The basics are pretty straightforward: K3 counts three stitches. It's the shaping stitches: increases and decreases, and then more complex magic like cables and lace that can get wonky. I would nominate lace as the most complex counting task, even beyond general shaping, just because the number of stitches is constantly changing within a row, and it can make it difficult to use markers to help you. (See this article where I talk about how to use markers to help you have to count less!)
There are generally two counts of a row you can have - the count before you work it and the count after. If you are lucky enough to follow a generously written pattern, they will often tell you the stitch count you are supposed to have once you've completed some shaping instruction that changes the total stitch count.

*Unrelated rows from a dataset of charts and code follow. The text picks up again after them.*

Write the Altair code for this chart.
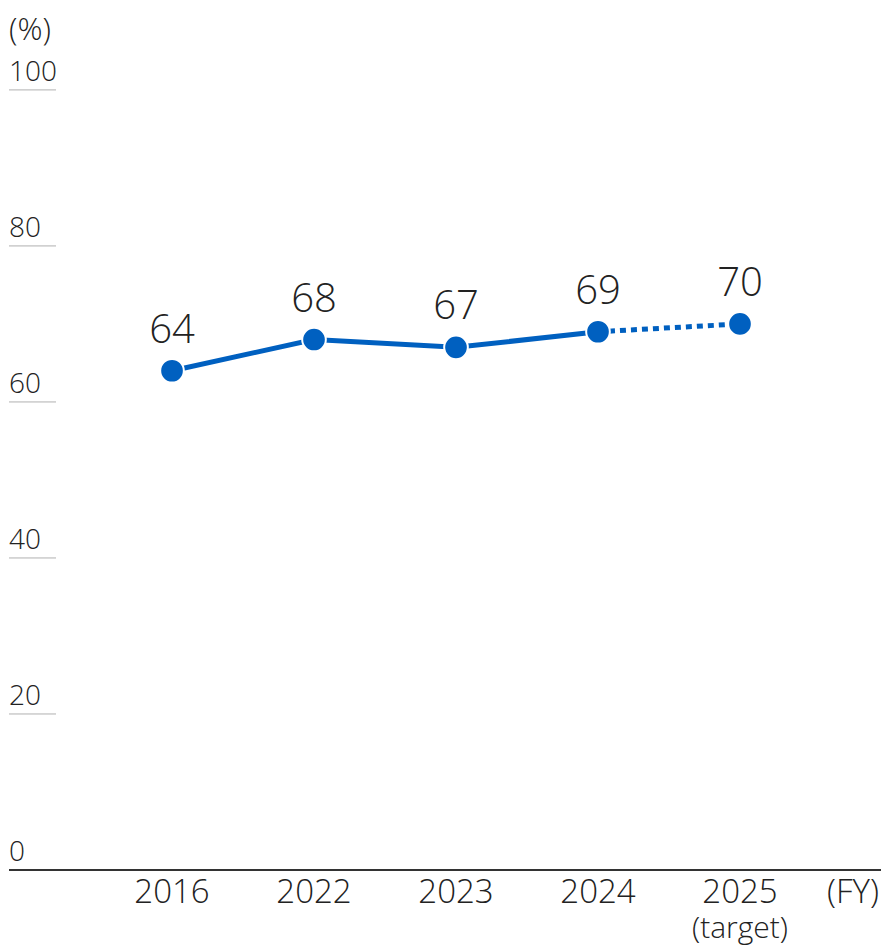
import altair as alt
import pandas as pd

years = ["2016", "2022", "2023", "2024", "2025"]
sublabels = ["", "", "", "", "(target)"]
values = [64, 68, 67, 69, 70]
y_ticks = [0, 20, 40, 60, 80, 100]
unit_y = "(%)"
unit_x = "(FY)"

BLUE = "#0060c0"
FONT = "Open Sans"
FW = 300
TXT = "#222222"

W, H = 872, 862
XDOM = [-1.148, 4.993]
YDOM = [0, 110.5]

idx = list(range(len(years)))
pts = pd.DataFrame({"i": idx, "year": years, "sub": sublabels, "v": values})
solid = pts[pts["i"] <= 3].assign(seg="actual")
dotted = pts[pts["i"] >= 3].assign(seg="target")
ticks = pd.DataFrame({"t": y_ticks})

xs = alt.Scale(domain=XDOM, nice=False, zero=False)
ys = alt.Scale(domain=YDOM, nice=False, zero=False)
X = alt.X("i:Q", scale=xs, axis=None)
Y = alt.Y("v:Q", scale=ys, axis=None)

tick_rules = alt.Chart(ticks).mark_rule(color="#b0b0b0", strokeWidth=1).encode(
    y=alt.Y("t:Q", scale=ys, axis=None), x=alt.value(0), x2=alt.value(47)
)
tick_text = alt.Chart(ticks).mark_text(
    align="left", baseline="bottom", dy=-3, fontSize=28, font=FONT, fontWeight=FW, color=TXT
).encode(y=alt.Y("t:Q", scale=ys, axis=None), x=alt.value(0), text="t:Q")

unit_y_text = alt.Chart(pd.DataFrame({"u": [unit_y]})).mark_text(
    align="left", baseline="middle", fontSize=31, font=FONT, fontWeight=FW, color=TXT
).encode(x=alt.value(0), y=alt.value(23), text="u:N")

axis_line = alt.Chart(pd.DataFrame({"t": [0]})).mark_rule(color="#333333", strokeWidth=2).encode(
    y=alt.Y("t:Q", scale=ys, axis=None), x=alt.value(0), x2=alt.value(W)
)

line_solid = alt.Chart(solid).mark_line(color=BLUE, strokeWidth=5).encode(x=X, y=Y)
line_dot = alt.Chart(dotted).mark_line(color=BLUE, strokeWidth=5, strokeDash=[6, 5]).encode(x=X, y=Y)

points = alt.Chart(pts).mark_point(
    filled=True, shape="circle", size=560, color=BLUE, stroke="white", strokeWidth=2, opacity=1
).encode(x=X, y=Y)

val_text = alt.Chart(pts).mark_text(
    baseline="alphabetic", dy=-28, fontSize=40, font=FONT, fontWeight=FW, color=TXT
).encode(x=X, y=Y, text="v:Q")

year_text = alt.Chart(pts).mark_text(
    baseline="middle", fontSize=33, font=FONT, fontWeight=FW, color=TXT
).encode(x=X, y=alt.value(H + 23), text="year:N")

sub_text = alt.Chart(pts).mark_text(
    baseline="middle", fontSize=30, font=FONT, fontWeight=FW, color=TXT
).encode(x=X, y=alt.value(H + 59), text="sub:N")

unit_x_text = alt.Chart(pd.DataFrame({"u": [unit_x]})).mark_text(
    align="center", baseline="middle", fontSize=33, font=FONT, fontWeight=FW, color=TXT
).encode(x=alt.value(844), y=alt.value(H + 23), text="u:N")

chart = alt.layer(
    tick_rules, tick_text, unit_y_text, axis_line, line_solid, line_dot, points,
    val_text, year_text, sub_text, unit_x_text
).properties(
    width=W, height=H, padding={"left": 0, "top": 0, "right": 0, "bottom": 6}
).configure_view(stroke=None)

chart.save("out.html", embed_options={"renderer": "svg", "actions": False})
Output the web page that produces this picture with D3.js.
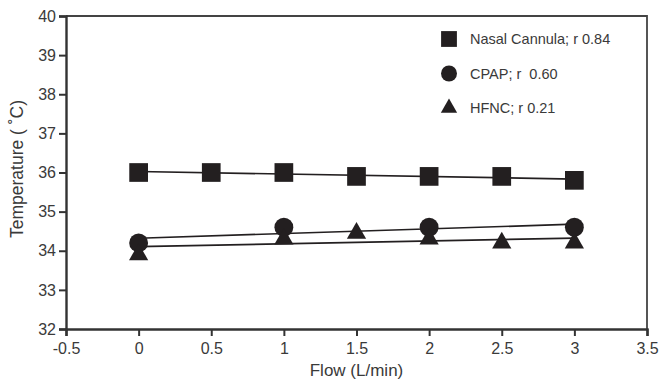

Here are some guidelines of how to count particular stitches before AND after you knit them. The "Before count" means how many stitches you should have in your row before you've worked that instruction. The "After count" is how many sts you would count after working that stitch. For example, if my row instruction read: K3, K2tog, K6, ssk, K1. The "before count" would be: 3+2+6+2+1=14 sts. The "after count" would be 3+1+6+1+1=12 sts.
Counting in Lace patterns
The way that this is meaningful or helpful though, is when you are working your lace pattern, and something gets off. You may have missed a yo (the usual thing I miss) and it has offset the whole pattern. (See this blog entry for the story of when I had a lot of this type of pain). While it may require tinking to resolve, hopefully this method of counting can help you to find out more quickly when you have a counting error.